There will also be some repeats... for purely cosmetic reasons. But in most (if not all) cases, these cosmetic differences will make the landscape look consistent with reality. In other words, we aren't going to use the "northern grass" terrain for plains even though they may end up having the same stats. (I haven't done a full analysis of all the stats yet.)
 
@Laskarsis

I agree with you. We need to discuss the final names used but I will worry about that later. Right now I am going with names that describe their environment (and yes... you are right about north vs south).
 
I also never heard the term "duff" used for a biome - it may exist, but its use is probably not very widespread?

Duff = Forest Floor

It was a lot shorter to say. It says its a Scottish term. I would also go with "Detritus", but not many people know that term either.

I am familiar with the term from Sagan 4 and all the "Detritivores" (aka decaying organic matter eaters).
 
Do we really need more terrains? I know that the Kloppen Climate model has 29 biomes, but using combinations of Features and Terrains I think we can reach that easily with little to no new graphics.

@Laskaris: All of C2C's new terrains do have unique yields already, which are additionally complemented by the new Features and their yield modifiers. No two terrains atm are the same.
 
Do we really need more terrains? I know that the Kloppen Climate model has 29 biomes, but using combinations of Features and Terrains I think we can reach that easily with little to no new graphics.

@Laskaris: All of C2C's new terrains do have unique yields already, which are additionally complemented by the new Features and their yield modifiers. No two terrains atm are the same.


ls612 has a point.

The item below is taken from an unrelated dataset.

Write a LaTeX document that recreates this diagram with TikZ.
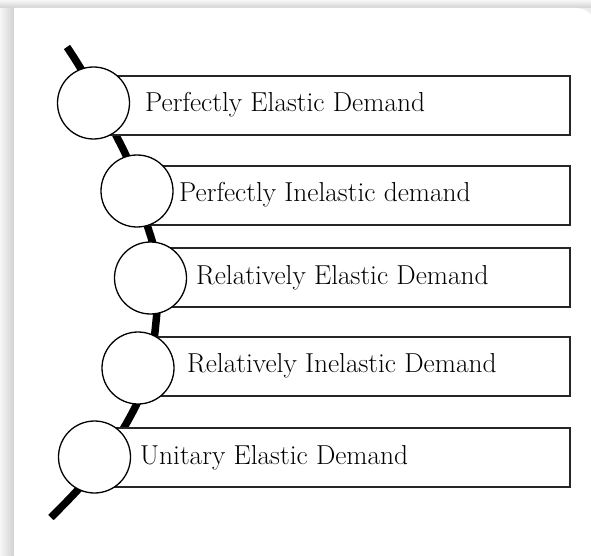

The way I set it up should cover most things. I am pretty happy with them. Most of what he said seems like just variations on the same type of biome.

The only think might want changed still is making the black terrain "Volcanic" with rich yields and then re-color the Barren terrain.

Things like Northern Grassland or Savanna seem to be already possible. Likewise most of the issue seems to just be aesthetic.

@primem0ver

Can't you just use the terrain we already have?